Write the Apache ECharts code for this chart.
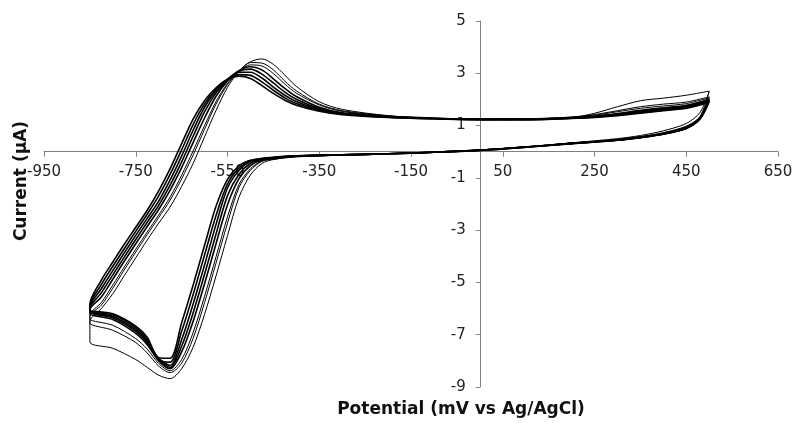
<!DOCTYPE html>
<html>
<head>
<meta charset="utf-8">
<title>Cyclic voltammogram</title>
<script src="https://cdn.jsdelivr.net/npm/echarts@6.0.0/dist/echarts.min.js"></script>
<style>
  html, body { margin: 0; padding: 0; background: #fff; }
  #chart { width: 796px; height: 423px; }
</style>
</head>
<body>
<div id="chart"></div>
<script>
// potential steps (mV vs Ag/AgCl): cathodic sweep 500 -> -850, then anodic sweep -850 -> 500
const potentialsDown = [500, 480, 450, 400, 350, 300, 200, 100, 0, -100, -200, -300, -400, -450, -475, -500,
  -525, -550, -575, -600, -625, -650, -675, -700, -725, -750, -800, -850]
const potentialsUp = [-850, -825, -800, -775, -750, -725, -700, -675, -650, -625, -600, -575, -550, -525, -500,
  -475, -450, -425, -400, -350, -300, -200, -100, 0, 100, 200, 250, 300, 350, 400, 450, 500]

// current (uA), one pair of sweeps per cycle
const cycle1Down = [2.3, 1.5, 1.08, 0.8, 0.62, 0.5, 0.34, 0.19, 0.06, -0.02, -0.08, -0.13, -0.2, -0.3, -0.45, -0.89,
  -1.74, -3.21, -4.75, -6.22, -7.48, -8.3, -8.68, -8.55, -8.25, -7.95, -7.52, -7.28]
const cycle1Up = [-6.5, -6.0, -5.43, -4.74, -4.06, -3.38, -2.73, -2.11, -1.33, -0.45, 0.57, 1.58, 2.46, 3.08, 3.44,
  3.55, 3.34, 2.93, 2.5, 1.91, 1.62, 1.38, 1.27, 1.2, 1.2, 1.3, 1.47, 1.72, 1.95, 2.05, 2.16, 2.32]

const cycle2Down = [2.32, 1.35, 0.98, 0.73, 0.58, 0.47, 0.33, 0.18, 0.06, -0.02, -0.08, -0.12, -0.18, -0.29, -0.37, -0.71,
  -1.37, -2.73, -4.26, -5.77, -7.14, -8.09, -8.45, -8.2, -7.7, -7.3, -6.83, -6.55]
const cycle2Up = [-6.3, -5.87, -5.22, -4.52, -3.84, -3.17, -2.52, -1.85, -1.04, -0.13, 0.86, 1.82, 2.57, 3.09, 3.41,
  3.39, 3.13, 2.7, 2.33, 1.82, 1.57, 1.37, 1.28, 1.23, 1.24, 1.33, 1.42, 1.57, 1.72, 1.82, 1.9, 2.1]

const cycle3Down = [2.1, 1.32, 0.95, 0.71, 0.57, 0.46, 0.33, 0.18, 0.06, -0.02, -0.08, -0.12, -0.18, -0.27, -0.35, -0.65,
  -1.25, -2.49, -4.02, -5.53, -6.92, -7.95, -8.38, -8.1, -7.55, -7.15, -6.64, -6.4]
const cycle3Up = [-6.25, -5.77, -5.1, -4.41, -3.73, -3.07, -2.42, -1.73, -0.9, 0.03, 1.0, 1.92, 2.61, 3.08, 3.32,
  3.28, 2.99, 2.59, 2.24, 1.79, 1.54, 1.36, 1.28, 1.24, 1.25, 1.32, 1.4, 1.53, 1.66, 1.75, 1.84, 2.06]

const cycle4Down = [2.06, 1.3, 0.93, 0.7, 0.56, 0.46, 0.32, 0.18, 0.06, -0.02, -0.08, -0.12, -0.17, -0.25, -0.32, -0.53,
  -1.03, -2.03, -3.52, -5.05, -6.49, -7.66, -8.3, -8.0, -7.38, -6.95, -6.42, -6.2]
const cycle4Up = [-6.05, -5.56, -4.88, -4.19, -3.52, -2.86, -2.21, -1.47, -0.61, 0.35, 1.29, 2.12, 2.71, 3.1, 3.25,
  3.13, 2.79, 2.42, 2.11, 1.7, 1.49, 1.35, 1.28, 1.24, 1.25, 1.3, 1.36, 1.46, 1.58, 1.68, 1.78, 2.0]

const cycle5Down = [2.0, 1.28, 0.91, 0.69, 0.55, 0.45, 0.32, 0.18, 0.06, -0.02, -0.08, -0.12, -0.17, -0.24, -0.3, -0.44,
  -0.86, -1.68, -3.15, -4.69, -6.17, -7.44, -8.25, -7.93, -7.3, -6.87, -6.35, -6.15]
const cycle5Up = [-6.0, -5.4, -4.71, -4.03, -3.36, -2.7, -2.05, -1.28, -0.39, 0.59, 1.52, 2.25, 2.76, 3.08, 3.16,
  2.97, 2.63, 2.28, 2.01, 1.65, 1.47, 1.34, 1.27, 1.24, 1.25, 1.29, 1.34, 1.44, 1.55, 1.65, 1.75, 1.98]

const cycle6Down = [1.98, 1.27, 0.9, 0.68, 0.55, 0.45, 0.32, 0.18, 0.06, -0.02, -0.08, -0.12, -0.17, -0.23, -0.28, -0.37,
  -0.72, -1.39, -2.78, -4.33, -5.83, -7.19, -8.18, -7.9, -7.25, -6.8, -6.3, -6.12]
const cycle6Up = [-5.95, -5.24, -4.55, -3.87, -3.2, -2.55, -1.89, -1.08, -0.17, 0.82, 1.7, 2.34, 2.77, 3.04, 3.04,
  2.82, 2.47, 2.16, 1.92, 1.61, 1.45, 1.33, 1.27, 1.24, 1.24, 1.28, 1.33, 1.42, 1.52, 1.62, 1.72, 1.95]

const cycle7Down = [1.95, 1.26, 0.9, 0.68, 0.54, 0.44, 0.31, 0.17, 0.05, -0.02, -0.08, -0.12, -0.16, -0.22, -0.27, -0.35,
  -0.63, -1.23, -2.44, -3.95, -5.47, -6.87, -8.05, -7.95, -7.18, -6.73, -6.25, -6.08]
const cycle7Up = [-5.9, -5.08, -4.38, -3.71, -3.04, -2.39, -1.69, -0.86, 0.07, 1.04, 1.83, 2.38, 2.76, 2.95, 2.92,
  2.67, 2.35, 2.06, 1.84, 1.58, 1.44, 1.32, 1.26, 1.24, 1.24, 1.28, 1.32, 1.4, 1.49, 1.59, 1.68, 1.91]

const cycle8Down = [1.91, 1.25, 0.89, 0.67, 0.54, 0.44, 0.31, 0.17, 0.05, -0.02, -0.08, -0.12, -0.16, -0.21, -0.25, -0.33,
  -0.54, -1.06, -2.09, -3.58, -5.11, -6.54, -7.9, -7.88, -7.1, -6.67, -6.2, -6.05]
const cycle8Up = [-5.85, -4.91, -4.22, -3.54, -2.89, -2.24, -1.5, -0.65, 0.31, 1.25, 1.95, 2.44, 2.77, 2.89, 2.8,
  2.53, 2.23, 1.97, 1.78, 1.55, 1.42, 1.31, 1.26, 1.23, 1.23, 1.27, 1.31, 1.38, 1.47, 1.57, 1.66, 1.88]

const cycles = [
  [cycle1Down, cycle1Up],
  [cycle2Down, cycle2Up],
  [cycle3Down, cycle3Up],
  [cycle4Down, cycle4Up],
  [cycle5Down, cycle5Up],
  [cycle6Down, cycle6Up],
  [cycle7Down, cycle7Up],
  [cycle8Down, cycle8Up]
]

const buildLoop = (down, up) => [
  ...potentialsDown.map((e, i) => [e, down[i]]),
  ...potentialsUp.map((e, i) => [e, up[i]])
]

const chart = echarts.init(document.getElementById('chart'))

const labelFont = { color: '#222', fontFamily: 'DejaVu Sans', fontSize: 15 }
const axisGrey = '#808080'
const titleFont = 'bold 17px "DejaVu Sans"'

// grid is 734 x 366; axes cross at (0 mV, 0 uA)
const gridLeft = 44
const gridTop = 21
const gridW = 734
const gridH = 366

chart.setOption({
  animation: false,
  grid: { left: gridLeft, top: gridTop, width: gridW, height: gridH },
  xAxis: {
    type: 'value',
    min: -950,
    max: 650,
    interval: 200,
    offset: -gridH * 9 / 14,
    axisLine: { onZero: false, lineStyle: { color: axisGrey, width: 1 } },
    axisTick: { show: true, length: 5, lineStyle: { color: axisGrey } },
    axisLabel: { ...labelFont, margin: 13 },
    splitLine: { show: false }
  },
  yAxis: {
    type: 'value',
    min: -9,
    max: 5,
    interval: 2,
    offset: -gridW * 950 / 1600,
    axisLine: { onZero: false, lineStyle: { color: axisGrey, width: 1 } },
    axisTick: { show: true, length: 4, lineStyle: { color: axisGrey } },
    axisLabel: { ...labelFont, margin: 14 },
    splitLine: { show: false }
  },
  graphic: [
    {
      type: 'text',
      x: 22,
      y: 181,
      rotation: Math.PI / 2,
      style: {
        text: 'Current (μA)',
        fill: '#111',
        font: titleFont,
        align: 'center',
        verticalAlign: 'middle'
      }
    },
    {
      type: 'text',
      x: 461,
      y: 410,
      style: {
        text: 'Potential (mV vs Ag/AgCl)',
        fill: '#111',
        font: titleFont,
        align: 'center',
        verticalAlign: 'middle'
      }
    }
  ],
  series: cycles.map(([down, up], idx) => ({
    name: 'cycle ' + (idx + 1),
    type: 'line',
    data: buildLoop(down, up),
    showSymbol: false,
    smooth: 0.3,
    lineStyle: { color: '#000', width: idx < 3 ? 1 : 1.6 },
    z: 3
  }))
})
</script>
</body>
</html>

-------------------------

The exercise: Omit the pictures, then repeat exactly each line from the beginning of the listing through the line with "400, 450, 500]".

Reply to the exercise:
Write the Apache ECharts code for this chart.
<!DOCTYPE html>
<html>
<head>
<meta charset="utf-8">
<title>Cyclic voltammogram</title>
<script src="https://cdn.jsdelivr.net/npm/echarts@6.0.0/dist/echarts.min.js"></script>
<style>
  html, body { margin: 0; padding: 0; background: #fff; }
  #chart { width: 796px; height: 423px; }
</style>
</head>
<body>
<div id="chart"></div>
<script>
// potential steps (mV vs Ag/AgCl): cathodic sweep 500 -> -850, then anodic sweep -850 -> 500
const potentialsDown = [500, 480, 450, 400, 350, 300, 200, 100, 0, -100, -200, -300, -400, -450, -475, -500,
  -525, -550, -575, -600, -625, -650, -675, -700, -725, -750, -800, -850]
const potentialsUp = [-850, -825, -800, -775, -750, -725, -700, -675, -650, -625, -600, -575, -550, -525, -500,
  -475, -450, -425, -400, -350, -300, -200, -100, 0, 100, 200, 250, 300, 350, 400, 450, 500]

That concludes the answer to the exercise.